21 thoughts on “Not Everyone Can Use Obnoxious Rationalization 11B, “The Royal Rationalization”

        • She’s still doing the Vanna Thing? Amazing. She has to be in her seventies? I remember her doing it in 1980 (about the last time I saw the show, when it was a really big deal).

          • None other than the irrepressible Chuck Woolery premiered as Wheel’s 1st host in 1975; at age 20, I had more hair and less money.

            1982-83 was the then 25 year old Ms. White’s 1st, a rather fetching 25 if memory serves.

            She’s ~ nine (9) months older than my lovely and long suffering wife, who turns 63 this Tuesday.

            On the subject of 1980, none other than a relatively unknown Alex Trebek guest-hosted for Woolery that August.

            Is this Stream-of-Consciousness, or just another Seinfeld episode…?

            • Happy Birthday to your wife, Paul. The endearing quality of your commentary is all the evidence I need, to know that to be with her, you are BLESSED. (But, you’re still not as Lucky as I am.[grinning])

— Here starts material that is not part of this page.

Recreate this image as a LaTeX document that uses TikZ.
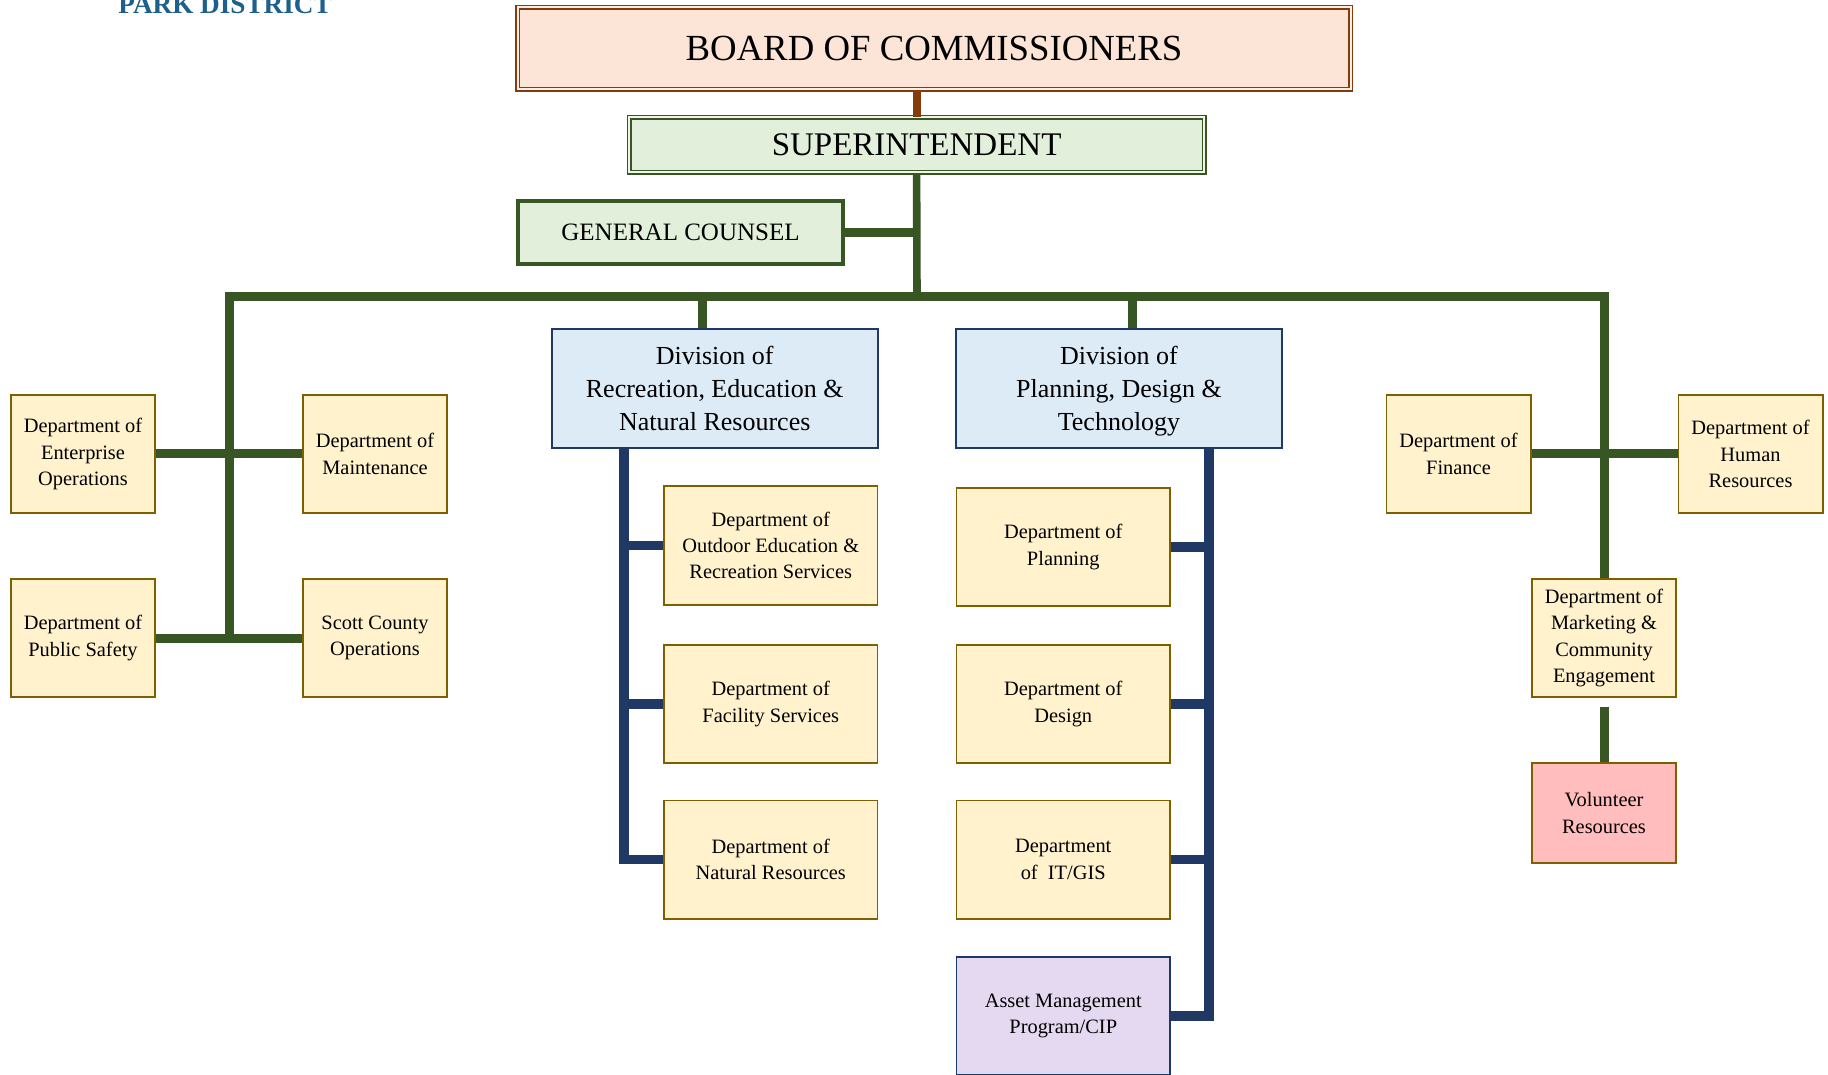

  1. All I can say is Ha Ha Ha Ha! To Edward the fourteenth, and Boo Boo Boo Boo to those that use that rationalization today. Don’t have to be crazy to embrace it: just greedy, egotistical, ugly, and wanting in heart. And there are too many of the latter.

  2. I guess Ann Richards was not much of a baseball fan. Not everybody makes it home safely from third base. You can be stranded by events beyond your control or thrown out at home, or picked off outright or caught in a run down. I’d say most people born standing on third suffer some such fate. Actually, it’s probably kind of debilitating. See, eg., John Kerry, Al Gore, so many of the Kennedys, just to name a few of Ann’s fellow Democrat trust fund babies.

    • And I have seldom been more delighted when Bush the younger beat the snot out of her in the 1994 governor’s race.

      She had the one great quote, and has dropped back into the obscurity she deserves.

  3. Who would expect to see Herman’s Hermits referenced in an ethics post?
    Wasn’t the Vasa the ship so poorly designed, and top-heavy with sail and cannon that it capsized and sunk at the pier?

  4. I am genuinely awful at naming things, and I’m sorry it took me so long to come down to this, I think we’re going to call it the “Rioter’s Roulette”. It took me a while to find a simile or metaphor that really matched the situation, and then when I thought of this one it just clicked: “Most of the time when you pull the trigger, no one dies! (But sometimes someone does)”

  5. Not that I get to decide, but I’d call this one “Bohr’s Assertion: God Really Does Play Dice After All.”